A premissa do “amor cego” parte da ideia de que uma boa parte das relações românticas, por envolverem atração física, seria fútil ou superficial (o que é um raciocínio bem contestável, vale lembrar). Ao eliminar o quesito “aparência”, os casais poderiam então se relacionar pelo que realmente são “por dentro”.

Isso envolveria, aliás, descartar outros aspectos da vida humana, como a etnia. Ou seja, quem se apaixonar pelo outro faria isso por conta da “alma”, e não por outras mediações externas, descartáveis.

O fato de que essa premissa é bastante falha já se explicita pelo fato de que quase todos os participantes negros e negras mencionam que preferem se relacionar com pessoas da mesma cor. E a razão não tem nada a ver com questões físicas: só quem enfrenta o sofrimento do racismo poderia também entender na pele o que isso significa, e compartilhar a mesma vivência.

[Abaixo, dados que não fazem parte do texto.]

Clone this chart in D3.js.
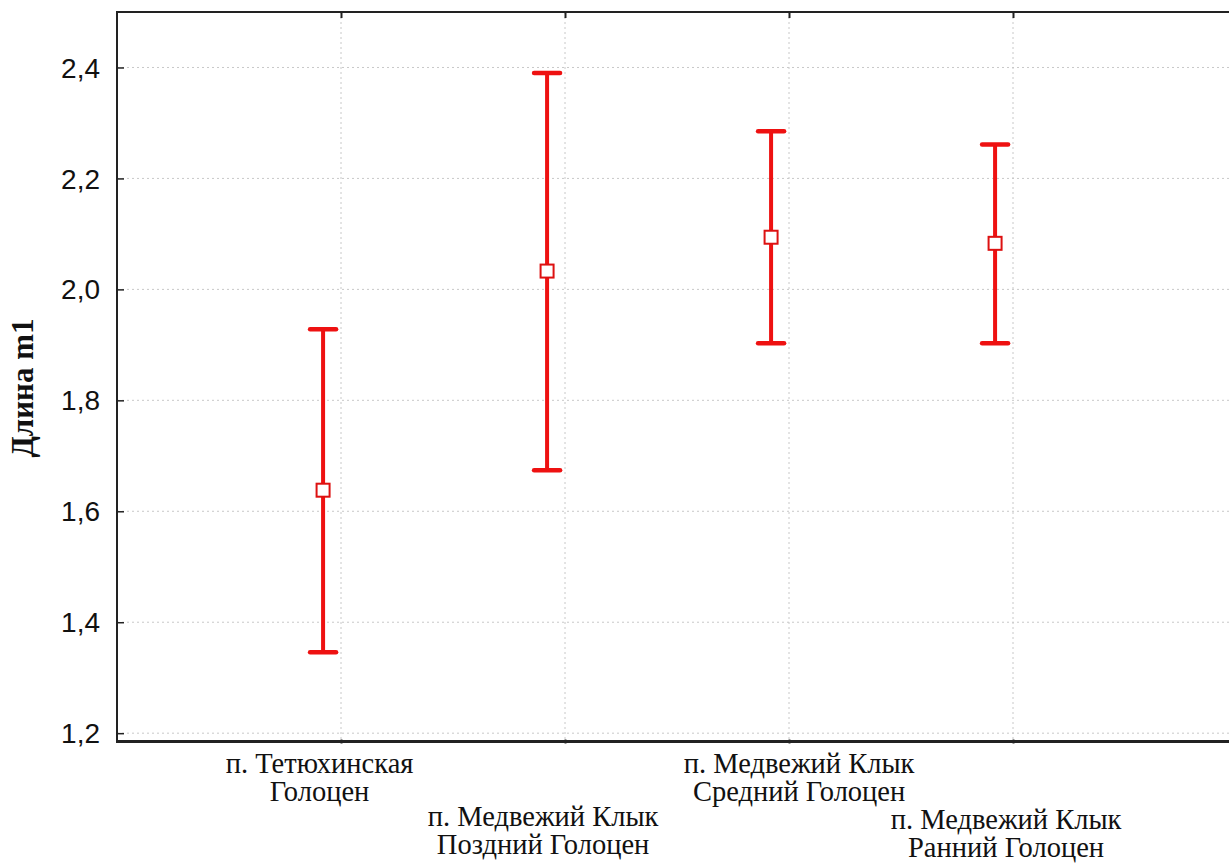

Mas é justamente essa a graça da temporada 2 – o fato de que vemos casais se formarem que aparentemente não têm nada a ver um com o outro. Nesta edição, há uma moça negra chamada Thamara, do Rio de Janeiro, que, depois de ser cobiçada por vários, acaba se encantando por um gaúcho chamado Alisson, cujos fenótipos e sobrenome remetem que ele tenha vindo de uma família alemã ou italiana. Essas diferenças seriam facilmente contornáveis - e isso não acontece, significa que o amor "tem olhos"?

A maior reverberação dessa temporada, contudo, envolveu um sujeito que não foi até o final do programa (sua história foi tão bizarra que ela foi incluída na edição final com detalhes). Falo aqui de um homem chamado Paulo, com pinta de coach, que ficou dividido entre duas mulheres. Uma delas estava forçando-o a tomar uma decisão e acabou desistindo do programa. Consequentemente, ele propôs casamento à outra.

A escolhida, que se chama Amanda, é uma mulher gorda. Ao vê-la, ele claramente se sentiu constrangido e não a beijou (foi a primeira vez que vi isto acontecer nas temporadas a que assisti). Paulo ainda deu uma desculpa de “não estar preparado para uma mulher forte” em uma forma de remendar a sua evidente homofobia. Mas ele, por razões óbvias, foi execrado nas redes sociais.

As tenebrosas relações humanas

(Fonte: Netflix)(Fonte: Netflix)Fonte:  Netflix 

Diferente da versão americana de Casamento às Cegas, na edição brasileira, não há uma situação recorrente que é explorar os arrependimentos entre os casais que foram formados – por exemplo, quando um membro de um casal se sente chateado ao ver a noiva ou o noivo de outro concorrente por achá-lo mais atraente que seu próprio par. A temporada 2 explorou muito mais as questões voltadas às dificuldades entre as próprias duplas e as decisões que precisam ser levadas em conta na hora de ficar com alguém.

E, como é frequente acontecer, boa parte da reflexão que se levanta pelo programa tange ao que as mulheres estão dispostas a fazer para encontrar um marido. O que se vê, como norma geral (há raras exceções), são mulheres muito mais bem-sucedidas e bem-resolvidas do que seus pretendentes, mas que ainda encaram um casamento como uma meta de vida.

Um dos casos que mais repercutiu foi o de um homem chamado Tiago, que ficou indeciso entre duas mulheres: uma mineira chamada Vanessa, que se apresentou como “administradora das fazendas de família”, e outra que dizia ser dona do próprio negócio. Só que, em certo momento da temporada, ele declarou que está desempregado.

Ainda assim, ambas toparam seguir disputando o coração do moço. Quando Tiago tomou a sua decisão, a pretendente que foi rejeitada acabou dando um conselho para a outra para que abrisse o olho, pois ele estava “falido”. Ou seja: mesmo reconhecendo Tiago como um barco furado, ambas estavam dispostas a casar com ele.

O que nos leva a pensar que Casamento às Cegas Brasil faz sucesso pois cumpre uma função social importante. O programa da Netflix desnuda o quanto, mesmo com tantas discussões e avanços na vida de homens e mulheres, continuamos propensos a seguir padrões arcaicos de felicidade que claramente poderiam ser repensados, para benefício de todos nós.